Information provided:
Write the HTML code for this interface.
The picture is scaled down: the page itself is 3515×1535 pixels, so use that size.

==

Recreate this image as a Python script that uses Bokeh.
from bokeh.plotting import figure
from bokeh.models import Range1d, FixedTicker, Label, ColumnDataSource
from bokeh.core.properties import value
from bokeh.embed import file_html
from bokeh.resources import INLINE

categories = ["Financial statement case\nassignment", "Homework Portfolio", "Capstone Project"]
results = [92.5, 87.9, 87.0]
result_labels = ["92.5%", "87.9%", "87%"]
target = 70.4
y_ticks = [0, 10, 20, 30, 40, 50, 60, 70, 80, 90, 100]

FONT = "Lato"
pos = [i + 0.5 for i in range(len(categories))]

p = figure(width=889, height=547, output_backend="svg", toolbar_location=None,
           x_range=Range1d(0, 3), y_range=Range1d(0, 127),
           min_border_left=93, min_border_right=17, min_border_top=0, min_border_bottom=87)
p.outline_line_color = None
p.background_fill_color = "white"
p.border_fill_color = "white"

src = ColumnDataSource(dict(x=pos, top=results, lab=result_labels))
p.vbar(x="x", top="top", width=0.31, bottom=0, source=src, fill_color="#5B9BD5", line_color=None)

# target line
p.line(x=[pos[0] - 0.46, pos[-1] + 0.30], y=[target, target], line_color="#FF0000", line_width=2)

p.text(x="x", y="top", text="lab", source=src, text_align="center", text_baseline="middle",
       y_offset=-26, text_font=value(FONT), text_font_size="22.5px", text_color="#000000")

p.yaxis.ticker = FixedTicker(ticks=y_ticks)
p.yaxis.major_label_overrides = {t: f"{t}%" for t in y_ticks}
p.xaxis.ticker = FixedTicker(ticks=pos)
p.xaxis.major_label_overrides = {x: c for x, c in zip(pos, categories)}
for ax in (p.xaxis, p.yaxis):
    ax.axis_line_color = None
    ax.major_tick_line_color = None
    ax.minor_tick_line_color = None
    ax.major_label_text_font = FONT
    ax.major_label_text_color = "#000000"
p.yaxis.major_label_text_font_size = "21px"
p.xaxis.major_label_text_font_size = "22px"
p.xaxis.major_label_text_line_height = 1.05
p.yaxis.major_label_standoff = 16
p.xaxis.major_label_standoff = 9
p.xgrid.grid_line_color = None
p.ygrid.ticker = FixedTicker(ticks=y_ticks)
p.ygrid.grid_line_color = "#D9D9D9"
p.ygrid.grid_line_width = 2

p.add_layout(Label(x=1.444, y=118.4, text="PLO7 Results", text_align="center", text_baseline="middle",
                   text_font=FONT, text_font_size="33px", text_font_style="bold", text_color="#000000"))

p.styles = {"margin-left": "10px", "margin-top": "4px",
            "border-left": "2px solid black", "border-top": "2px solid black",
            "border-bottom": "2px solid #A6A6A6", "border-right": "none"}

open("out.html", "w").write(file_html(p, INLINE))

Stated exercise:
Everything from the line containing "Write the HTML code for this interface." down to the line containing "The picture is" should be retyped exactly, both lines included, and nothing more.

The solution:
Write the HTML code for this interface.
The picture is scaled down: the page itself is 3515×1535 pixels, so use that size.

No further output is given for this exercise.